In the last blog we discussed how OCR works and the way the Reserve Bank’s handling of it can affect interest rates. We continue this time looking further at how to manage our rates of interest to our advantage.
Floating rates
If your existing loans are on floating rates right now, you might choose to continue along this path if you think New Zealand’s economy will be long and slow in growing. Of course if you hold this view, you’ll be expecting interest rates to stay low and the OCR not to rise as quickly or as high as was previously envisaged. You will recall the Reserve Bank has recently indicated this.
You might also continue to float if you think the global situation (especially in Europe) will deteriorate. Why would you do this? Well a deteriorating global situation could lead to a decrease in the rates our banks pay to pick money up off shore. If banks have to pay less to get the moolah that they on-lend to us, then perhaps they won’t charge us so much for the pleasure of borrowing it off them, eg fixed rates will come down.
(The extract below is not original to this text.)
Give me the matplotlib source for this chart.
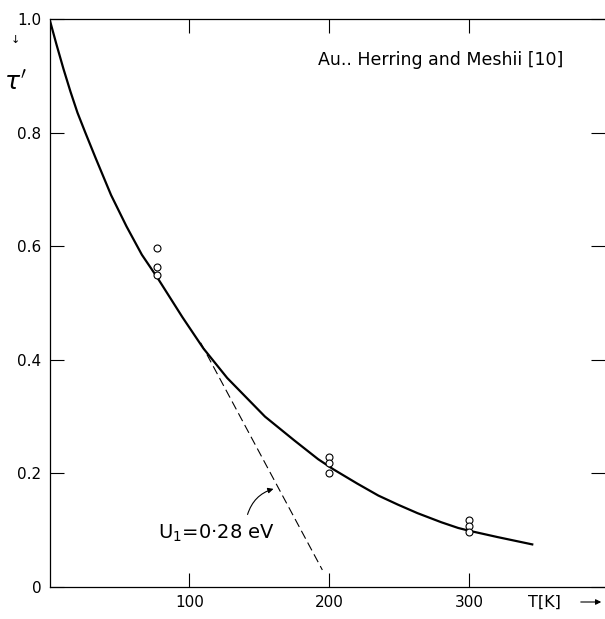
import matplotlib
matplotlib.use("Agg")
import matplotlib.pyplot as plt

# curve (T in K, tau')
curve_T = [0, 5, 10, 15, 20, 25.6, 33, 44, 55, 66, 77, 95, 110, 127, 154, 175, 192, 203, 220, 235,
           249, 263, 280, 292, 300, 320, 345]
curve_tau = [1.0, 0.955, 0.912, 0.872, 0.835, 0.80, 0.755, 0.69, 0.635, 0.585, 0.545, 0.475, 0.42,
             0.368, 0.30, 0.258, 0.225, 0.207, 0.182, 0.161, 0.145, 0.130, 0.114, 0.104, 0.099,
             0.088, 0.075]

# measured points
pts_T = [77, 77, 77, 200, 200, 200, 300, 300, 300]
pts_tau = [0.597, 0.563, 0.549, 0.229, 0.218, 0.201, 0.118, 0.107, 0.097]

# tangent line, U1 = 0.28 eV
tan_T = [108, 195]
tan_tau = [0.43, 0.03]

xticks = [100, 200, 300]
yticks = [0, 0.2, 0.4, 0.6, 0.8, 1.0]
ylabels = ["0", "0.2", "0.4", "0.6", "0.8", "1.0"]

plt.rcParams['font.family'] = ['DejaVu Sans']

fig = plt.figure(figsize=(6.05, 6.19), dpi=100)
ax = fig.add_axes([49.5 / 605, 32 / 619, 1 - 49.5 / 605, 568 / 619])

ax.plot(curve_T, curve_tau, color='black', lw=1.6, zorder=2)
ax.plot(tan_T, tan_tau, color='black', lw=0.8, dashes=(8, 4), zorder=2)
ax.plot(pts_T, pts_tau, 'o', ms=5, mfc='white', mec='black', mew=0.8, zorder=3)

ax.set_xlim(0, 397)
ax.set_ylim(0, 1.0)
ax.set_xticks(xticks)
ax.set_yticks(yticks)
ax.set_yticklabels(ylabels)
ax.tick_params(direction='in', length=10, width=0.8, top=True, right=True, labelsize=11, pad=6)
ax.spines['right'].set_visible(False)
for s in ['left', 'bottom', 'top']:
    ax.spines[s].set_linewidth(0.9)

ax.text(367, 0.928, "Au.. Herring and Meshii [10]", ha='right', va='center', fontsize=12.5)
ax.text(77.5, 0.095, "U$_1$=0·28 eV", ha='left', va='center', fontsize=14)
ax.annotate("", xy=(162, 0.174), xytext=(141, 0.123),
            arrowprops=dict(arrowstyle='-|>', color='black', lw=0.8, mutation_scale=8,
                            connectionstyle='arc3,rad=-0.3'))

fig.text(15 / 605, 1 - 40 / 619, "↓", ha='center', va='center', fontsize=8)
fig.text(15 / 605, 1 - 83 / 619, r"$\tau'$", ha='center', va='center', fontsize=18)
fig.text(528 / 605, 1 - 602 / 619, "T[K]", ha='left', va='center', fontsize=11.5)
fig.add_artist(matplotlib.patches.FancyArrowPatch((578 / 605, 1 - 602 / 619), (604 / 605, 1 - 602 / 619),
                                                  transform=fig.transFigure, arrowstyle='-|>',
                                                  mutation_scale=8, lw=0.8, color='black'))

fig.savefig("out.png", dpi=100)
If you are in the lucky position of being able to pay off some of the money you owe the bank on your existing loans, you would probably also choose to float as if you fix your loans you may incur penalties for making early repayments.
Finally, you might be in the enviable camp of not having a large loan balance owing to the bank or you might not be too adverse to risk or worry about having some uncertainty in your life. If this is the case, you will probably keep your existing loans on floating.
Fixed rates
If you are thinking you might fix your interest rates on your loans right now you are probably of the mind that the International Monetary Fund growth forecasts will come true. Likewise, I expect you will believe the New Zealand economy is going to experience fairly rapid growth and inflation in the near future.